The walls were of concrete, unpainted but darkened by the years. The floor too was of concrete, but at least it was paved, that is why it had a certain sheen not unlike a wooden floor's patina from years of use. The door was of plywood, also unpainted while the only window was the jalosy type made of wood. The window had metal grills from the outside. It had the usual toilet bowl but alas it had no faucets. Its source of water is a pump --- called bomba --- from which we cajole water from the bowels of the Earth (actually, just from the water table) to spout into a balde (pail) by repeatedly and sometimes ferociously working on the pump by hand. Water was stored in tall plastic drums. A corner had a shelf for the shampoo and soap used by everyone who enters the room. This was the toilet of our youth.

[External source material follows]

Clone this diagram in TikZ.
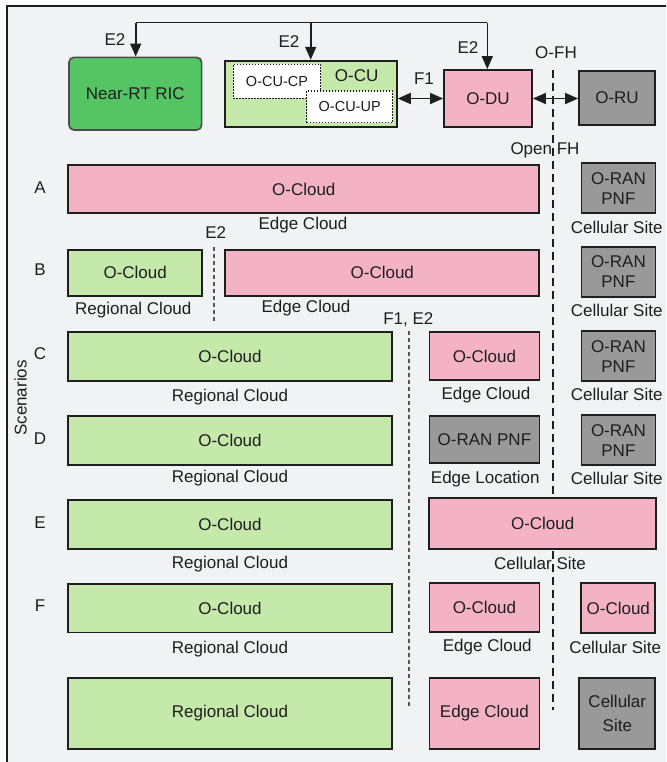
\documentclass[tikz,border=0pt]{standalone}
\usepackage{fontspec}
\setmainfont{Liberation Sans}
\usetikzlibrary{arrows.meta}

\definecolor{bgray}{HTML}{F1F2F4}
\definecolor{ricgreen}{HTML}{55C464}
\definecolor{lgreen}{HTML}{C5E8AB}
\definecolor{cpink}{HTML}{F4B3C5}
\definecolor{cgray}{HTML}{999999}
\definecolor{ink}{HTML}{1E1E1E}

\begin{document}
\begin{tikzpicture}[x=1pt, y=-1pt,
  every node/.style={font=\fontsize{17}{20}\selectfont, text=ink},
  box/.style={draw=ink, line width=1.8pt, inner sep=0pt, align=center},
  edgebox/.style={box, fill=cpink},
  regbox/.style={box, fill=lgreen},
  pnfbox/.style={box, fill=cgray},
  subbox/.style={draw=ink, fill=white, line width=1.5pt, dash pattern=on 1.5pt off 1.5pt, inner sep=0pt, font=\fontsize{14.5}{17}\selectfont},
  wire/.style={draw=ink, line width=1.6pt},
  e2arrow/.style={wire, -{Triangle[length=13pt, width=11pt]}},
  duplex/.style={wire, {Triangle[length=13pt, width=11pt]}-{Triangle[length=13pt, width=11pt]}},
  splitline/.style={draw=ink!75, line width=1.1pt, dash pattern=on 4pt off 3pt},
  fhline/.style={draw=ink, line width=2pt, dash pattern=on 8pt off 5pt}]

\useasboundingbox (0,0) rectangle (666,762);
\clip (0,0) rectangle (666,762);
\draw[draw=ink, line width=2pt, fill=bgray] (6.5,6.5) rectangle (700,800);

\coordinate (fhtop) at (553.3,70);
\coordinate (fhbot) at (553.3,710);
\draw[fhline] (fhtop) -- (fhbot);

\node[rounded corners=5pt, draw=ink!80, line width=1.6pt, fill=ricgreen, minimum width=132.7pt, minimum height=72.7pt] (ric) at (135.3,93.7) {Near-RT RIC};
\node[regbox, minimum width=171.7pt, minimum height=66pt] (ocu) at (311,93.7) {};
\node (oculbl) at (356.7,75.7) {O-CU};
\node[subbox, minimum width=87.4pt, minimum height=34pt] (cucp) at (277,81.3) {O-CU-CP};
\node[subbox, minimum width=86pt, minimum height=31.7pt] (cuup) at (349.7,106.8) {O-CU-UP};
\node[edgebox, minimum width=88pt, minimum height=57pt] (odu) at (488,98.5) {O-DU};
\node[pnfbox, minimum width=76pt, minimum height=54pt] (oru) at (617,98) {O-RU};

\node (e2ric) at (115,40) {E2};
\node (e2cu) at (289,41.7) {E2};
\node (e2du) at (468,48) {E2};
\node (f1) at (424,79) {F1};
\node (ofh) at (556,53) {O-FH};
\node (openfh) at (545,150.5) {Open FH};

\node[rotate=90] (scen) at (20.5,398) {Scenarios};
\node (la) at (40,188) {A};
\node (lb) at (40,270) {B};
\node (lc) at (40,354) {C};
\node (ld) at (40,438.7) {D};
\node (le) at (40,522.7) {E};
\node (lf) at (40,605.7) {F};

\node[edgebox, minimum width=471pt, minimum height=48pt] (aedge) at (303.8,189) {O-Cloud};
\node (aedgelbl) at (303,225.5) {Edge Cloud};
\node[pnfbox, minimum width=74pt, minimum height=50pt] (apnf) at (618.4,188.3) {O-RAN\\PNF};
\node (apnflbl) at (616.7,227.5) {Cellular Site};

\node (e2split) at (215.7,232.7) {E2};
\node[regbox, minimum width=133.7pt, minimum height=46.3pt] (breg) at (135.2,272.8) {O-Cloud};
\node (breglbl) at (133.3,310.2) {Regional Cloud};
\node[edgebox, minimum width=314pt, minimum height=46.3pt] (bedge) at (382.3,272.8) {O-Cloud};
\node (bedgelbl) at (306,308.2) {Edge Cloud};
\node[pnfbox, minimum width=74pt, minimum height=50pt] (bpnf) at (618.4,271.8) {O-RAN\\PNF};
\node (bpnflbl) at (616.7,310.2) {Cellular Site};

\node (f1split) at (408.3,319.3) {F1, E2};
\node[regbox, minimum width=323.4pt, minimum height=48.7pt] (creg) at (230,356.3) {O-Cloud};
\node (creglbl) at (230,397.5) {Regional Cloud};
\node[edgebox, minimum width=110pt, minimum height=48.3pt] (cedge) at (484.4,356.2) {O-Cloud};
\node (cedgelbl) at (486,395.5) {Edge Cloud};
\node[pnfbox, minimum width=74pt, minimum height=50pt] (cpnf) at (618.4,356.2) {O-RAN\\PNF};
\node (cpnflbl) at (616.7,394.8) {Cellular Site};

\node[regbox, minimum width=323.4pt, minimum height=48.7pt] (dreg) at (230,440.3) {O-Cloud};
\node (dreglbl) at (230,478.2) {Regional Cloud};
\node[pnfbox, minimum width=110pt, minimum height=47.6pt] (dloc) at (484.4,439.5) {O-RAN PNF};
\node (dloclbl) at (485.3,478.8) {Edge Location};
\node[pnfbox, minimum width=74pt, minimum height=50pt] (dpnf) at (618.4,440.2) {O-RAN\\PNF};
\node (dpnflbl) at (616.7,478.8) {Cellular Site};

\node[regbox, minimum width=323.4pt, minimum height=48.7pt] (ereg) at (230,524.3) {O-Cloud};
\node (ereglbl) at (230,563.8) {Regional Cloud};
\node[edgebox, minimum width=226.7pt, minimum height=50.3pt] (esite) at (542.7,523.5) {O-Cloud};
\node (esitelbl) at (540,563.8) {Cellular Site};

\node[regbox, minimum width=323.4pt, minimum height=48.7pt] (freg) at (230,608.2) {O-Cloud};
\node (freglbl) at (230,649.2) {Regional Cloud};
\node[edgebox, minimum width=110pt, minimum height=49pt] (fedge) at (484.4,607.2) {O-Cloud};
\node (fedgelbl) at (487.3,647.5) {Edge Cloud};
\node[edgebox, minimum width=74pt, minimum height=50.7pt] (fsite) at (618.3,608) {O-Cloud};
\node (fsitelbl) at (615.3,647.5) {Cellular Site};

\node[regbox, minimum width=323.4pt, minimum height=71pt] (greg) at (230,713.5) {Regional Cloud};
\node[edgebox, minimum width=110pt, minimum height=71pt] (gedge) at (484.4,713.5) {Edge Cloud};
\node[pnfbox, minimum width=76pt, minimum height=71pt] (gsite) at (617.3,713.5) {Cellular\\[4pt]Site};

\coordinate (busric) at (135.7,22.7);
\coordinate (buscu) at (310.7,22.7);
\coordinate (busdu) at (487.3,22.7);
\draw[wire] (busric) -- (busdu);
\draw[e2arrow] (busric) -- (busric |- ric.north);
\draw[e2arrow] (buscu) -- (buscu |- ocu.north);
\draw[e2arrow] (busdu) -- (busdu |- odu.north);
\draw[duplex] (ocu.east |- odu) -- (odu.west);
\draw[duplex] (odu.east) -- (odu.east -| oru.west);

\coordinate (e2top) at (214,246.7);
\coordinate (e2bot) at (214,322.7);
\draw[splitline] (e2top) -- (e2bot);
\coordinate (f1top) at (409,331);
\coordinate (f1bot) at (409,707);
\draw[splitline] (f1top) -- (f1bot);
\end{tikzpicture}
\end{document}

It would have been an unremarkable toilet for the fact that it was the toilet I grew up with. And I suppose, I found it to be infinitely better than the one I used during the few summers our family would spend in my parents' province in Central Luzon. That one made for an unforgettable toilet experience. It was an outhouse with walls of sawali. You step into a floor of bamboos; in the middle of the floor was a hole in the ground about a meter deep. You also bring with you your tabo and pail of water, or else.

The toilet of our youth did not have a steady source of water from the manual pump. At times when water is scarce, we would have a variety of other sources, the most etched in my memory of which was our neighboring bakery's water froma mechanical pump. My brother Buboy (who was older by a few months; we were no more than 10 years old) and I would fetch water by the pail from this pump. It was, however, a problem for us how to transfer the water we fetched into the drum inside our toilet. The only logical way to do it was to haul the heavy pail from the bakery to our apartment going through the front doors. That was about a two-kilometer trek.

Or we could improvise.

My brother stacked hollow blocks under our toilet's window; we now could reach the window's ledge. Next he fashioned banana tree barks into half tubes that would run from the window into the drum inside the toilet. Now all we had to do was let the water from the pail run through the half tubes and voila, the drum inside the toilet got full.

In my young mind, it was ingenious as it was fun. Fetching water was no longer the hardest chore of my childhood.